## Start

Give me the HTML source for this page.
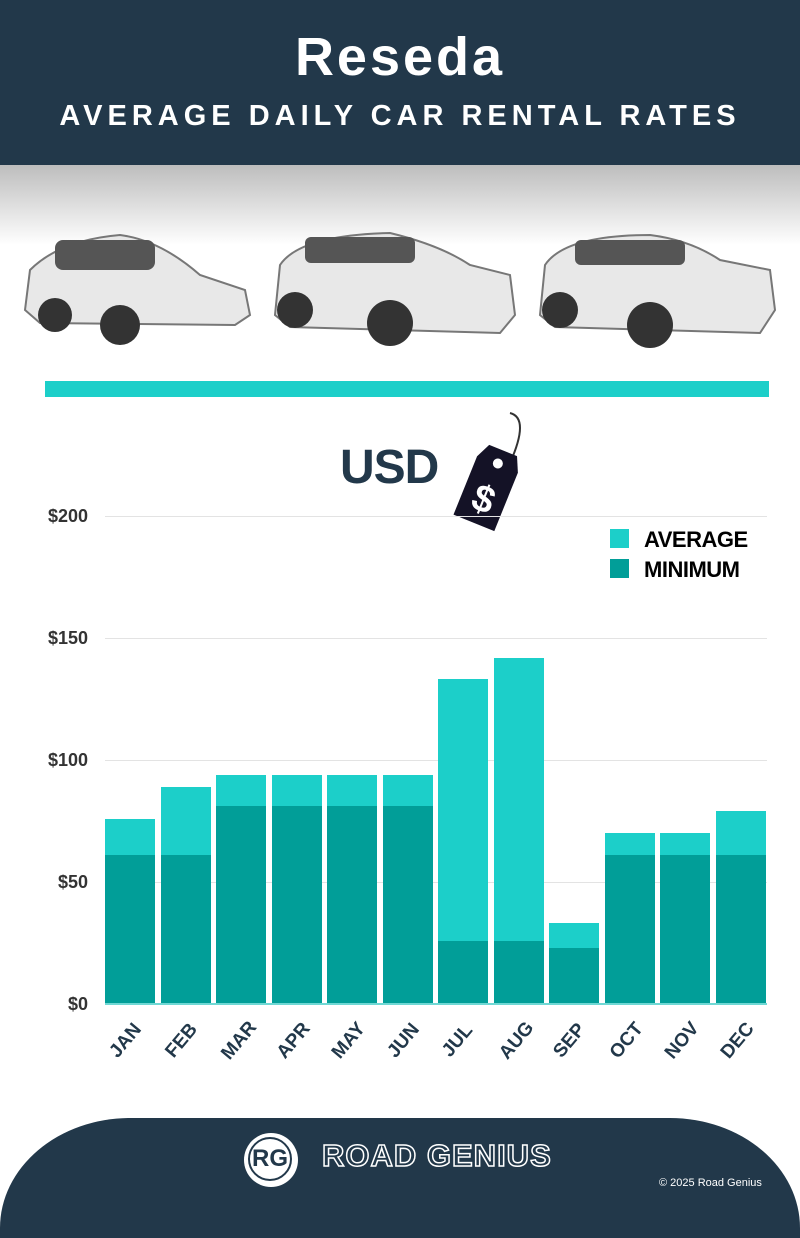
<!DOCTYPE html>
<html><head><meta charset="utf-8"><style>
body{margin:0;width:800px;height:1200px;overflow:hidden;background:#fff;font-family:"Liberation Sans",sans-serif;position:relative}
.hdr{position:absolute;left:0;top:0;width:800px;height:165px;background:#22384a;color:#fff;text-align:center}
.t1{position:absolute;top:26px;width:100%;font-size:54px;font-weight:bold;letter-spacing:3px}
.t2{position:absolute;top:100px;width:100%;font-size:29px;font-weight:bold;letter-spacing:5px}
.grad{position:absolute;left:0;top:165px;width:800px;height:80px;background:linear-gradient(#bdbdbd,#fff)}
.bar{position:absolute;left:45px;top:381px;width:724px;height:16px;background:#1ccfc9}
.ax{position:absolute;font-weight:bold;font-size:18px;color:#333;right:712px;text-align:right}
.gl{position:absolute;left:105px;width:662px;height:1px;background:#e3e3e3}
.b{position:absolute;width:50px}
.m{position:absolute;font-weight:bold;font-size:19px;color:#22384a;transform:rotate(-50deg);transform-origin:center}
.foot{position:absolute;left:0;top:1118px;width:800px;height:120px;background:#22384a;border-radius:130px 130px 0 0/110px 110px 0 0}
</style></head><body>
<div class="hdr"><div class="t1">Reseda</div><div class="t2">AVERAGE DAILY CAR RENTAL RATES</div></div>
<div class="grad"></div>
<svg style="position:absolute;left:0;top:215px" width="800" height="140">
<g fill="#e8e8e8" stroke="#777" stroke-width="2">
<path d="M25 95 L30 55 Q60 25 120 20 Q160 25 200 60 L245 75 L250 100 L235 110 L40 108Z"/>
<path d="M275 100 L280 50 Q300 20 390 18 Q440 30 470 50 L510 60 L515 100 L500 118 L290 112Z"/>
<path d="M540 100 L545 50 Q565 20 650 20 Q690 25 720 45 L770 55 L775 95 L760 118 L555 112Z"/>
</g>
<g fill="#333"><circle cx="55" cy="100" r="17"/><circle cx="120" cy="110" r="20"/><circle cx="295" cy="95" r="18"/><circle cx="390" cy="108" r="23"/><circle cx="560" cy="95" r="18"/><circle cx="650" cy="110" r="23"/></g>
<g fill="#555"><rect x="55" y="25" width="100" height="30" rx="8"/><rect x="305" y="22" width="110" height="26" rx="6"/><rect x="575" y="25" width="110" height="25" rx="6"/></g>
</svg>
<div class="bar"></div>
<div style="position:absolute;left:340px;top:440px;font-size:48px;font-weight:bold;color:#22384a;letter-spacing:-1px">USD</div>
<svg style="position:absolute;left:440px;top:408px" width="90" height="125"><path d="M70 5 Q90 10 70 55" stroke="#333" fill="none" stroke-width="2"/><g transform="rotate(22 50 75)"><path d="M35 40 L65 40 L72 55 L72 118 L28 118 L28 55Z" fill="#141226"/><circle cx="50" cy="54" r="5" fill="#fff"/><text x="50" y="105" font-size="38" font-weight="bold" fill="#fff" text-anchor="middle">$</text></g></svg>
<div class="gl" style="top:516px"></div><div class="gl" style="top:638px"></div><div class="gl" style="top:760px"></div><div class="gl" style="top:882px"></div>
<div class="ax" style="top:506px">$200</div><div class="ax" style="top:628px">$150</div><div class="ax" style="top:750px">$100</div><div class="ax" style="top:872px">$50</div><div class="ax" style="top:994px">$0</div>
<div style="position:absolute;left:610px;top:529px;width:19px;height:19px;background:#1ccfc9"></div>
<div style="position:absolute;left:610px;top:559px;width:19px;height:19px;background:#019e98"></div>
<div style="position:absolute;left:644px;top:527px;font-size:22px;font-weight:bold;letter-spacing:-0.5px">AVERAGE</div>
<div style="position:absolute;left:644px;top:557px;font-size:22px;font-weight:bold;letter-spacing:-0.5px">MINIMUM</div>
<div id="c"></div>
<div style="position:absolute;left:105px;top:1003px;width:662px;height:2px;background:#6fd8d4"></div>
<div class="foot"></div>
<div style="position:absolute;left:244px;top:1133px;width:54px;height:54px;border-radius:50%;background:#fff"></div>
<div style="position:absolute;left:248px;top:1137px;width:44px;height:44px;border-radius:50%;border:2px solid #22384a;box-sizing:border-box;font-size:24px;font-weight:bold;color:#22384a;text-align:center;line-height:40px">RG</div>
<div style="position:absolute;left:322px;top:1138px;font-size:31px;font-weight:bold;color:#22384a;-webkit-text-stroke:1.5px #fff;letter-spacing:1px">ROAD GENIUS</div>
<div style="position:absolute;left:659px;top:1177px;font-size:11px;color:#fff">© 2025 Road Genius</div>
<script>
var av=[76,89,94,94,94,94,133,142,33,70,70,79],mn=[61,61,81,81,81,81,26,26,23,61,61,61],ms=["JAN","FEB","MAR","APR","MAY","JUN","JUL","AUG","SEP","OCT","NOV","DEC"],h="";
for(var i=0;i<12;i++){var x=105+i*55.5;
h+='<div class="b" style="left:'+x+'px;top:'+(1004-av[i]*2.44)+'px;height:'+(av[i]*2.44)+'px;background:#1ccfc9"></div>';
h+='<div class="b" style="left:'+x+'px;top:'+(1004-mn[i]*2.44)+'px;height:'+(mn[i]*2.44)+'px;background:#019e98"></div>';
h+='<div class="m" style="left:'+(x+2)+'px;top:1030px">'+ms[i]+'</div>';}
document.getElementById("c").innerHTML=h;
</script>
</body></html>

## End

Each line above is to be copied verbatim. Drop any image from the copy.

RIGHT ANSWER
Give me the HTML source for this page.
<!DOCTYPE html>
<html><head><meta charset="utf-8"><style>
body{margin:0;width:800px;height:1200px;overflow:hidden;background:#fff;font-family:"Liberation Sans",sans-serif;position:relative}
.hdr{position:absolute;left:0;top:0;width:800px;height:165px;background:#22384a;color:#fff;text-align:center}
.t1{position:absolute;top:26px;width:100%;font-size:54px;font-weight:bold;letter-spacing:3px}
.t2{position:absolute;top:100px;width:100%;font-size:29px;font-weight:bold;letter-spacing:5px}
.grad{position:absolute;left:0;top:165px;width:800px;height:80px;background:linear-gradient(#bdbdbd,#fff)}
.bar{position:absolute;left:45px;top:381px;width:724px;height:16px;background:#1ccfc9}
.ax{position:absolute;font-weight:bold;font-size:18px;color:#333;right:712px;text-align:right}
.gl{position:absolute;left:105px;width:662px;height:1px;background:#e3e3e3}
.b{position:absolute;width:50px}
.m{position:absolute;font-weight:bold;font-size:19px;color:#22384a;transform:rotate(-50deg);transform-origin:center}
.foot{position:absolute;left:0;top:1118px;width:800px;height:120px;background:#22384a;border-radius:130px 130px 0 0/110px 110px 0 0}
</style></head><body>
<div class="hdr"><div class="t1">Reseda</div><div class="t2">AVERAGE DAILY CAR RENTAL RATES</div></div>
<div class="grad"></div>
<svg style="position:absolute;left:0;top:215px" width="800" height="140">
<g fill="#e8e8e8" stroke="#777" stroke-width="2">
<path d="M25 95 L30 55 Q60 25 120 20 Q160 25 200 60 L245 75 L250 100 L235 110 L40 108Z"/>
<path d="M275 100 L280 50 Q300 20 390 18 Q440 30 470 50 L510 60 L515 100 L500 118 L290 112Z"/>
<path d="M540 100 L545 50 Q565 20 650 20 Q690 25 720 45 L770 55 L775 95 L760 118 L555 112Z"/>
</g>
<g fill="#333"><circle cx="55" cy="100" r="17"/><circle cx="120" cy="110" r="20"/><circle cx="295" cy="95" r="18"/><circle cx="390" cy="108" r="23"/><circle cx="560" cy="95" r="18"/><circle cx="650" cy="110" r="23"/></g>
<g fill="#555"><rect x="55" y="25" width="100" height="30" rx="8"/><rect x="305" y="22" width="110" height="26" rx="6"/><rect x="575" y="25" width="110" height="25" rx="6"/></g>
</svg>
<div class="bar"></div>
<div style="position:absolute;left:340px;top:440px;font-size:48px;font-weight:bold;color:#22384a;letter-spacing:-1px">USD</div>
<svg style="position:absolute;left:440px;top:408px" width="90" height="125"><path d="M70 5 Q90 10 70 55" stroke="#333" fill="none" stroke-width="2"/><g transform="rotate(22 50 75)"><path d="M35 40 L65 40 L72 55 L72 118 L28 118 L28 55Z" fill="#141226"/><circle cx="50" cy="54" r="5" fill="#fff"/><text x="50" y="105" font-size="38" font-weight="bold" fill="#fff" text-anchor="middle">$</text></g></svg>
<div class="gl" style="top:516px"></div><div class="gl" style="top:638px"></div><div class="gl" style="top:760px"></div><div class="gl" style="top:882px"></div>
<div class="ax" style="top:506px">$200</div><div class="ax" style="top:628px">$150</div><div class="ax" style="top:750px">$100</div><div class="ax" style="top:872px">$50</div><div class="ax" style="top:994px">$0</div>
<div style="position:absolute;left:610px;top:529px;width:19px;height:19px;background:#1ccfc9"></div>
<div style="position:absolute;left:610px;top:559px;width:19px;height:19px;background:#019e98"></div>
<div style="position:absolute;left:644px;top:527px;font-size:22px;font-weight:bold;letter-spacing:-0.5px">AVERAGE</div>
<div style="position:absolute;left:644px;top:557px;font-size:22px;font-weight:bold;letter-spacing:-0.5px">MINIMUM</div>
<div id="c"></div>
<div style="position:absolute;left:105px;top:1003px;width:662px;height:2px;background:#6fd8d4"></div>
<div class="foot"></div>
<div style="position:absolute;left:244px;top:1133px;width:54px;height:54px;border-radius:50%;background:#fff"></div>
<div style="position:absolute;left:248px;top:1137px;width:44px;height:44px;border-radius:50%;border:2px solid #22384a;box-sizing:border-box;font-size:24px;font-weight:bold;color:#22384a;text-align:center;line-height:40px">RG</div>
<div style="position:absolute;left:322px;top:1138px;font-size:31px;font-weight:bold;color:#22384a;-webkit-text-stroke:1.5px #fff;letter-spacing:1px">ROAD GENIUS</div>
<div style="position:absolute;left:659px;top:1177px;font-size:11px;color:#fff">© 2025 Road Genius</div>
<script>
var av=[76,89,94,94,94,94,133,142,33,70,70,79],mn=[61,61,81,81,81,81,26,26,23,61,61,61],ms=["JAN","FEB","MAR","APR","MAY","JUN","JUL","AUG","SEP","OCT","NOV","DEC"],h="";
for(var i=0;i<12;i++){var x=105+i*55.5;
h+='<div class="b" style="left:'+x+'px;top:'+(1004-av[i]*2.44)+'px;height:'+(av[i]*2.44)+'px;background:#1ccfc9"></div>';
h+='<div class="b" style="left:'+x+'px;top:'+(1004-mn[i]*2.44)+'px;height:'+(mn[i]*2.44)+'px;background:#019e98"></div>';
h+='<div class="m" style="left:'+(x+2)+'px;top:1030px">'+ms[i]+'</div>';}
document.getElementById("c").innerHTML=h;
</script>
</body></html>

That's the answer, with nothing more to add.